Three key aspects of the research reported here suggest that our results are likely to have good generalisability. First, we show that dominance-related perceptions of voices are both highly correlated with voice pitch (Study 1) and directly influenced by experimentally manipulating voice pitch (Study 2). This pattern of results suggests that our results generalise well across two different types of study design. Second, in Study 2 we analysed responses using linear mixed models that take into account variability in responses across both raters and stimuli. This analytical strategy is known to produce results that generalise better to new sets of stimuli than those of analytical approaches in which responses are aggregated across stimuli36. Third, the similarity in our results for dominance-related perceptions of synthetic voices to those reported elsewhere for natural human voices suggest the large literature on dominance-related perceptions of natural human voices is likely to be useful for understanding perceptions of synthetic voices.

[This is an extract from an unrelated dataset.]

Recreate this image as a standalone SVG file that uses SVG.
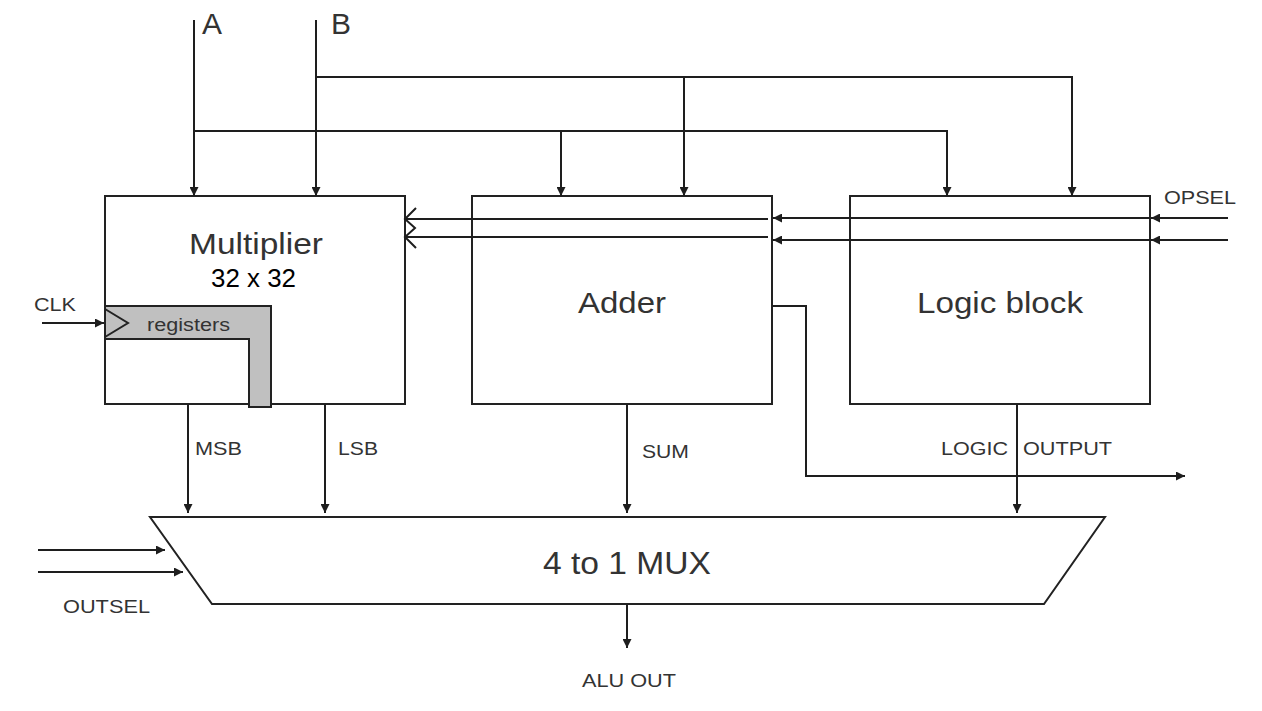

To summarize, our results for social perceptions of conversational agents’ synthetic voices highlight two clear similarities in the characteristics of judgments of synthetic voices and those previously reported for natural human stimuli. Like natural human voices, our results show that perceptions of synthetic voices appear to be underpinned by Valence and Dominance dimensions and that dominance-related perceptions are both strongly related to voice pitch and directly affected by experimental manipulations of voice pitch. Collectively, these results suggest that greater consideration of the role that voice pitch plays in dominance-related social perceptions when designing conversational agents will be effective in controlling stereotypic perceptions of their voices and the downstream consequences of those perceptions.